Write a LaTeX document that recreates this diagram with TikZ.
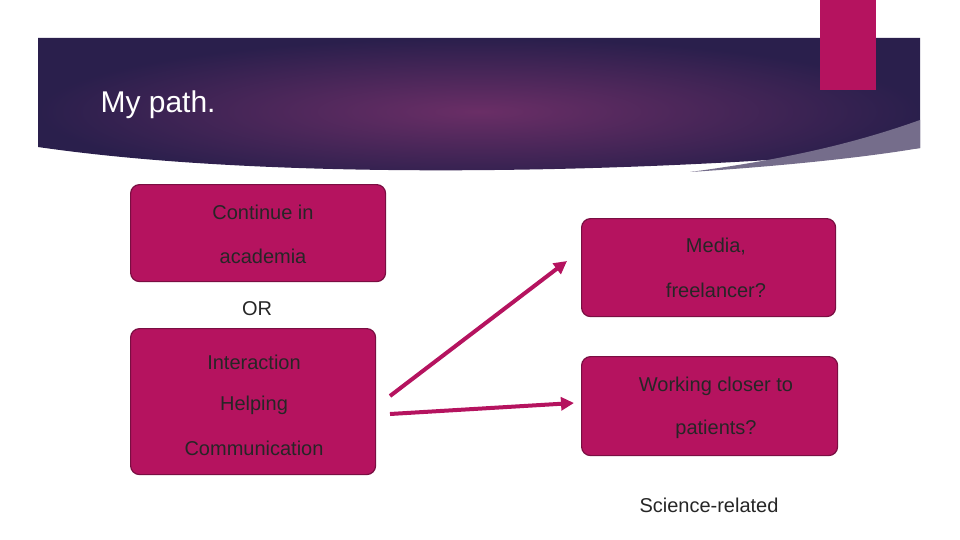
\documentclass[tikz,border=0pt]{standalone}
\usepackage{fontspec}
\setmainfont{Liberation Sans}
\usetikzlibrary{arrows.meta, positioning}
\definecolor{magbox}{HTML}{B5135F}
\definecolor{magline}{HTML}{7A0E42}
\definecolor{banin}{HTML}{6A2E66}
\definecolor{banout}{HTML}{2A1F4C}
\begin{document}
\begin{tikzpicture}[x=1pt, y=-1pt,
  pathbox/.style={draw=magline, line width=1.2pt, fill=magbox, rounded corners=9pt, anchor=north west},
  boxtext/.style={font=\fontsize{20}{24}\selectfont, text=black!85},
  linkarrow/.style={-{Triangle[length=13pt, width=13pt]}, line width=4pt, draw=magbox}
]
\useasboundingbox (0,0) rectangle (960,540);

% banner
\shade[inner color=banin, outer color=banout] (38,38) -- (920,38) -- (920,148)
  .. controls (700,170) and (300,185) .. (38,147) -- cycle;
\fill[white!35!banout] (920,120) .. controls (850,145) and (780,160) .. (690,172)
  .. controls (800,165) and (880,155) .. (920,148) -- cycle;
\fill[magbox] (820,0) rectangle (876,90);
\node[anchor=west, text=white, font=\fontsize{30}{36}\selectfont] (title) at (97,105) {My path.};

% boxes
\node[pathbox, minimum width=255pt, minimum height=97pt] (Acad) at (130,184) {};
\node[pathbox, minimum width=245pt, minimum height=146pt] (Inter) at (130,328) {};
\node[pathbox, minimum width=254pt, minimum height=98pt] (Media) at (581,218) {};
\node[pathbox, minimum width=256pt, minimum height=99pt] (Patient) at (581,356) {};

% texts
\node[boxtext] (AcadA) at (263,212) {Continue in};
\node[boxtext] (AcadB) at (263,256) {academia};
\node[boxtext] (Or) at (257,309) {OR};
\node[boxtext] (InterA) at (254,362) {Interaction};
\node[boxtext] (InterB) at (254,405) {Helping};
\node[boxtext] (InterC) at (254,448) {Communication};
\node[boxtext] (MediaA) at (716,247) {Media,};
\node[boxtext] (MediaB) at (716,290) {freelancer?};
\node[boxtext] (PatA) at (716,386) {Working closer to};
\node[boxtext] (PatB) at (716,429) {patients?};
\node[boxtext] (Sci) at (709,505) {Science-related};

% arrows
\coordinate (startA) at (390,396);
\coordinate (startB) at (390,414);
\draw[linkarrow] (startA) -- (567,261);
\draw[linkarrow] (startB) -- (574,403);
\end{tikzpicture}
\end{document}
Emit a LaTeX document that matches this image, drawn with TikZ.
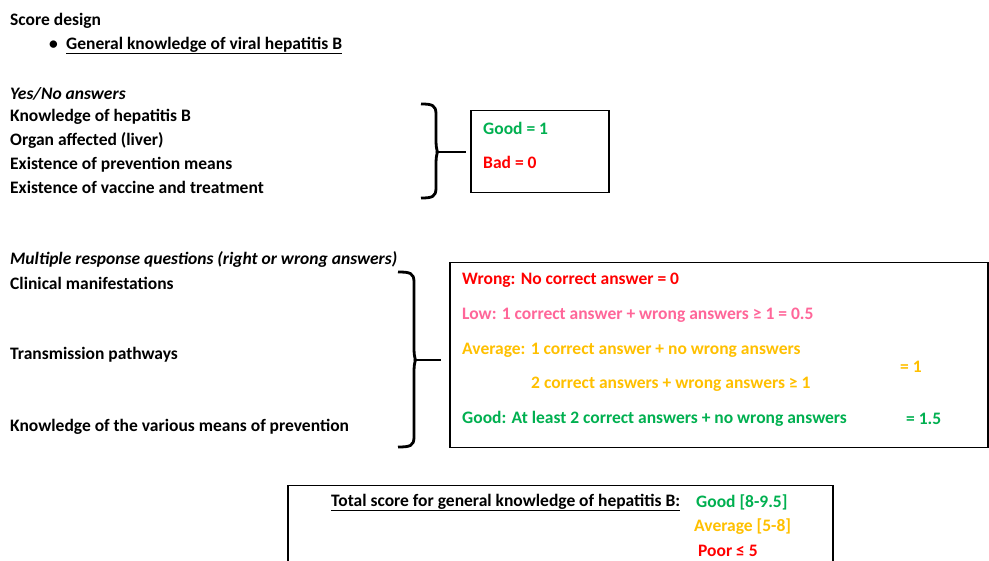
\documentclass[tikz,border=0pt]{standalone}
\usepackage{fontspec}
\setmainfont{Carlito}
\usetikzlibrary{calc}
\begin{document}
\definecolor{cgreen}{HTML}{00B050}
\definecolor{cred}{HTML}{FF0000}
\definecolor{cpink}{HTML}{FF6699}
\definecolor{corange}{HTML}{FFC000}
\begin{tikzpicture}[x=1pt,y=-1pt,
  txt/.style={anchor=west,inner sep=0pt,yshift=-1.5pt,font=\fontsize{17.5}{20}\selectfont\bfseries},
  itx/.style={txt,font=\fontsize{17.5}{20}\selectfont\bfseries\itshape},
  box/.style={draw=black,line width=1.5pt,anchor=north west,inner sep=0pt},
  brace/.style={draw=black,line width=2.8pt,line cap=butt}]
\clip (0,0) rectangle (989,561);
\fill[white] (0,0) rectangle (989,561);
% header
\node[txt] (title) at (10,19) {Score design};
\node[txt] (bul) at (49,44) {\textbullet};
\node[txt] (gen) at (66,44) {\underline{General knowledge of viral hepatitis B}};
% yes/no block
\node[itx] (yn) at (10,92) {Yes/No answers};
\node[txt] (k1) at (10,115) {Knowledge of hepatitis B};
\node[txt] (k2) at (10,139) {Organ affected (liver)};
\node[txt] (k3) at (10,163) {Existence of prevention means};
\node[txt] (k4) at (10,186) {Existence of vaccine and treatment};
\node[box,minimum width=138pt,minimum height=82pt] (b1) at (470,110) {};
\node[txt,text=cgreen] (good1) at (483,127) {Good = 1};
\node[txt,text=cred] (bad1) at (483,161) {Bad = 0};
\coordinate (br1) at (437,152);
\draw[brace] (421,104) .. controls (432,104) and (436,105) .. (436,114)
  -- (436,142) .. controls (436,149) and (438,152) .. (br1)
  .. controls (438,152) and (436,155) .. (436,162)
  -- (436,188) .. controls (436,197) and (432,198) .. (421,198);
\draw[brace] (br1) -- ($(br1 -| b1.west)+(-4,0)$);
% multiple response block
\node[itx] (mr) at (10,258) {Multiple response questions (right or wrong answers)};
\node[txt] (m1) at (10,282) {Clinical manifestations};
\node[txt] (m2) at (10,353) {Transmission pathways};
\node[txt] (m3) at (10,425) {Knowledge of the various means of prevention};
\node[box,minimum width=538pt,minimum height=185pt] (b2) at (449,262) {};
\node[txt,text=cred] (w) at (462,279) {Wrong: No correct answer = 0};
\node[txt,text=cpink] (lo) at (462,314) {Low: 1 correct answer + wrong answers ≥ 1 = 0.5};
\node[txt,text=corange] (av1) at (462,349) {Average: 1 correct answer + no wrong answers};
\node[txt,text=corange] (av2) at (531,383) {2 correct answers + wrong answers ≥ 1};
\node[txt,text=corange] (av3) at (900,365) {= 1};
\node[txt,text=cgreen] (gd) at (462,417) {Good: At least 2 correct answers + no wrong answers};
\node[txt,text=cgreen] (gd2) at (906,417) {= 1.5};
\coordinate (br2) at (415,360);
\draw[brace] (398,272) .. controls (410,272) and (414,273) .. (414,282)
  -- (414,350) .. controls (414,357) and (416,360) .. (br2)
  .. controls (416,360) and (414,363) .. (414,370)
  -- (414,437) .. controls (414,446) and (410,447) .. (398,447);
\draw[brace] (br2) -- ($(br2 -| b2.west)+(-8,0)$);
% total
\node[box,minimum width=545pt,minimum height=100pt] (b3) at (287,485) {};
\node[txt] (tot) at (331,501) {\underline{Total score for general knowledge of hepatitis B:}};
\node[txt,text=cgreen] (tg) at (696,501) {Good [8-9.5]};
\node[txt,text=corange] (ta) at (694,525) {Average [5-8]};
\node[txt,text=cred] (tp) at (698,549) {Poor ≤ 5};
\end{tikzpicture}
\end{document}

■ ■ ■ ■ ■

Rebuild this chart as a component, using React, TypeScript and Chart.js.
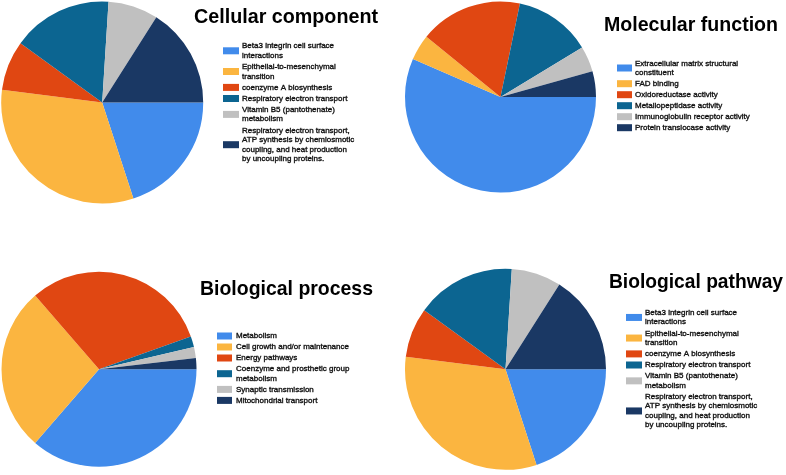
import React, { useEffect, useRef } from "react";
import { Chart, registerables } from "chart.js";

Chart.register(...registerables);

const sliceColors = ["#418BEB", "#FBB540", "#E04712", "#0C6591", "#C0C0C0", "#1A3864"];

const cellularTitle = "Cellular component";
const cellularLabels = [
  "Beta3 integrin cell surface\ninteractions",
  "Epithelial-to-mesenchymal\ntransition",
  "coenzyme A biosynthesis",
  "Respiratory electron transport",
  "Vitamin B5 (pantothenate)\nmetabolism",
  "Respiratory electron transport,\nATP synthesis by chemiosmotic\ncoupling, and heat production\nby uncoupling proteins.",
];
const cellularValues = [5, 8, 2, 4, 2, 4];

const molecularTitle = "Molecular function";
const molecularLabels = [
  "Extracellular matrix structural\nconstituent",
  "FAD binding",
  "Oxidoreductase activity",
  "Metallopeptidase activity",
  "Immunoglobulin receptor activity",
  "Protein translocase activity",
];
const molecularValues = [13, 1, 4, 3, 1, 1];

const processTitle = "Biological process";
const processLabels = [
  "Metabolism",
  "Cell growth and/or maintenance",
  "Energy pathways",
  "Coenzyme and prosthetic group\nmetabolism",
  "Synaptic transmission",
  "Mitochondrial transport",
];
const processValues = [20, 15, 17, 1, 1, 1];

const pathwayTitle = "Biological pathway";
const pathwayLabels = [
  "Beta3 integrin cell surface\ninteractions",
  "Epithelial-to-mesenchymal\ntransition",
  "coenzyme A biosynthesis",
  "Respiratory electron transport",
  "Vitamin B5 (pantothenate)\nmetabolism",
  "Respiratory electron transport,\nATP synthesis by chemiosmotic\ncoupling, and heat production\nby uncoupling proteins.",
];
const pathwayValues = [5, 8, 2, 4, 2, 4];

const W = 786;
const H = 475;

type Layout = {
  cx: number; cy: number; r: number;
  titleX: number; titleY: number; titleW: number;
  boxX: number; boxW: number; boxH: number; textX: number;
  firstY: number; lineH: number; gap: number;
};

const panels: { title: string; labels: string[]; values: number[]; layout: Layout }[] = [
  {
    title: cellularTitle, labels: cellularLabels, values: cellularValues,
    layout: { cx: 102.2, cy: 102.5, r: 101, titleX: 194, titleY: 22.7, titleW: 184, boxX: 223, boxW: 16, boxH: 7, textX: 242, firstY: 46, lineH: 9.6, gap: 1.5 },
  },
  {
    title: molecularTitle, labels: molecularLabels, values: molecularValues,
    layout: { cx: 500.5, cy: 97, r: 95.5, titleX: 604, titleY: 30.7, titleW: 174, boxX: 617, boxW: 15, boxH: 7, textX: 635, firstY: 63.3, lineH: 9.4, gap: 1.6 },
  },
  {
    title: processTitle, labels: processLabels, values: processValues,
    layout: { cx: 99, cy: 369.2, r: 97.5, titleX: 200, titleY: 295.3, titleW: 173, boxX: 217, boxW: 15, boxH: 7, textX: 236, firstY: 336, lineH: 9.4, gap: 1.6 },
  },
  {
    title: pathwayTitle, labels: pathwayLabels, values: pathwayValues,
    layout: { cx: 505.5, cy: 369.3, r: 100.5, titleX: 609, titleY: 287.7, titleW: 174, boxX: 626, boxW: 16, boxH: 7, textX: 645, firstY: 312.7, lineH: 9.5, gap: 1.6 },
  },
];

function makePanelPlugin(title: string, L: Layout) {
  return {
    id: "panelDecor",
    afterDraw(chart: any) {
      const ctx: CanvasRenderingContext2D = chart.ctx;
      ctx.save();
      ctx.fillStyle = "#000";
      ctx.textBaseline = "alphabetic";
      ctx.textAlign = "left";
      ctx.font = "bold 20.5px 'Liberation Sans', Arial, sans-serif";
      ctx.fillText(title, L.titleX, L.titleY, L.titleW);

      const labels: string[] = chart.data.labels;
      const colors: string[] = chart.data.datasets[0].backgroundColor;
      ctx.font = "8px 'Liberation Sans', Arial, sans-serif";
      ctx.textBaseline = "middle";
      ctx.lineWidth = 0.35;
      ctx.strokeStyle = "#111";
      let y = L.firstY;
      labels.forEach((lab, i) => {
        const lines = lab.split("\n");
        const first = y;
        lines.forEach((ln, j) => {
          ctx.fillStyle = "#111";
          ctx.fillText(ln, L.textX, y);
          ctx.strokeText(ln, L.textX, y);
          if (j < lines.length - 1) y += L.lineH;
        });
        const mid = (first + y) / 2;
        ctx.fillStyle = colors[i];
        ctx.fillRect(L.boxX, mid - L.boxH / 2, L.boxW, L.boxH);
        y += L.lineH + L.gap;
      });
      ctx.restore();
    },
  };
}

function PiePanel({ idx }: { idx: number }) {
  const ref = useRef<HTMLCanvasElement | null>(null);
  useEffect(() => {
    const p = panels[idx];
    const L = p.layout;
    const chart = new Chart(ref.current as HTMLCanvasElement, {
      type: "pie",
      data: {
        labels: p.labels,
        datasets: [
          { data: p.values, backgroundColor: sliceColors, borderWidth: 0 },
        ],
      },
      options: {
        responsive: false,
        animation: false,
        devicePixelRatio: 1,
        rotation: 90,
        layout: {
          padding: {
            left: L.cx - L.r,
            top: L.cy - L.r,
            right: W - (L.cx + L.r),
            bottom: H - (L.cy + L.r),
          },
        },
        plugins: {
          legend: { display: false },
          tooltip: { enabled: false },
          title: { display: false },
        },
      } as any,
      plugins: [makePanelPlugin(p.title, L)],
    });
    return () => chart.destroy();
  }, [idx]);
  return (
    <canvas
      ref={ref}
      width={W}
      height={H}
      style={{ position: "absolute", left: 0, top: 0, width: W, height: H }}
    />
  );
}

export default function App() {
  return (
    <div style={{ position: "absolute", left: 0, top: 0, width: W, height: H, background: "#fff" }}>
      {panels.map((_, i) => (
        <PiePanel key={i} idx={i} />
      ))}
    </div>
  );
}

■ ■ ■ ■ ■

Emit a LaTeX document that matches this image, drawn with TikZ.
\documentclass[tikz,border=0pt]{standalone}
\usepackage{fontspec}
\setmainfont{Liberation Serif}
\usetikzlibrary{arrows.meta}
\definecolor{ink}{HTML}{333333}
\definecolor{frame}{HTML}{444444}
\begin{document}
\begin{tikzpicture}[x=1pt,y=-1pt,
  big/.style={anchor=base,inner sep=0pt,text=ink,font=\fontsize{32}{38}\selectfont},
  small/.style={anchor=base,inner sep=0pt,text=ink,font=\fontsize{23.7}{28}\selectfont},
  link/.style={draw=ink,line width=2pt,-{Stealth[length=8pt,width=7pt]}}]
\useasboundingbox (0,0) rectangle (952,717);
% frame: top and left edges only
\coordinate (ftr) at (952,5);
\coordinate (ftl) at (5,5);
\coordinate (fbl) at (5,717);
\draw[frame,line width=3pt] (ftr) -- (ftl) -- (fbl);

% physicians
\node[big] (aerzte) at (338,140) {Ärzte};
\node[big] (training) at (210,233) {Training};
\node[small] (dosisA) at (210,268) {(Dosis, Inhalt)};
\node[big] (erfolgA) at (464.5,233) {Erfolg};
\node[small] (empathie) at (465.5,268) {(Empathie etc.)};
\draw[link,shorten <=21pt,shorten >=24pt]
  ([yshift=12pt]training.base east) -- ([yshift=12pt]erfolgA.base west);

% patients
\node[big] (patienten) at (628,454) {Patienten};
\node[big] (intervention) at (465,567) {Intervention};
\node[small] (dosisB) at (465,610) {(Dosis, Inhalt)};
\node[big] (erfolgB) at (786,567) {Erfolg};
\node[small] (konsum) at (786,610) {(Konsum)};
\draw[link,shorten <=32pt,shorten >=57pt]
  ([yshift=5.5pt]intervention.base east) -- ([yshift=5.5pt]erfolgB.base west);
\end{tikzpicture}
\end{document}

■ ■ ■ ■ ■

> _Aim_: Pull out only the lines from the one with "Rebuild this chart" up to and including the one with "const H = 475;", and drop any pictures along the way.

> _Exercise response_:
Rebuild this chart as a component, using React, TypeScript and Chart.js.
import React, { useEffect, useRef } from "react";
import { Chart, registerables } from "chart.js";

Chart.register(...registerables);

const sliceColors = ["#418BEB", "#FBB540", "#E04712", "#0C6591", "#C0C0C0", "#1A3864"];

const cellularTitle = "Cellular component";
const cellularLabels = [
  "Beta3 integrin cell surface\ninteractions",
  "Epithelial-to-mesenchymal\ntransition",
  "coenzyme A biosynthesis",
  "Respiratory electron transport",
  "Vitamin B5 (pantothenate)\nmetabolism",
  "Respiratory electron transport,\nATP synthesis by chemiosmotic\ncoupling, and heat production\nby uncoupling proteins.",
];
const cellularValues = [5, 8, 2, 4, 2, 4];

const molecularTitle = "Molecular function";
const molecularLabels = [
  "Extracellular matrix structural\nconstituent",
  "FAD binding",
  "Oxidoreductase activity",
  "Metallopeptidase activity",
  "Immunoglobulin receptor activity",
  "Protein translocase activity",
];
const molecularValues = [13, 1, 4, 3, 1, 1];

const processTitle = "Biological process";
const processLabels = [
  "Metabolism",
  "Cell growth and/or maintenance",
  "Energy pathways",
  "Coenzyme and prosthetic group\nmetabolism",
  "Synaptic transmission",
  "Mitochondrial transport",
];
const processValues = [20, 15, 17, 1, 1, 1];

const pathwayTitle = "Biological pathway";
const pathwayLabels = [
  "Beta3 integrin cell surface\ninteractions",
  "Epithelial-to-mesenchymal\ntransition",
  "coenzyme A biosynthesis",
  "Respiratory electron transport",
  "Vitamin B5 (pantothenate)\nmetabolism",
  "Respiratory electron transport,\nATP synthesis by chemiosmotic\ncoupling, and heat production\nby uncoupling proteins.",
];
const pathwayValues = [5, 8, 2, 4, 2, 4];

const W = 786;
const H = 475;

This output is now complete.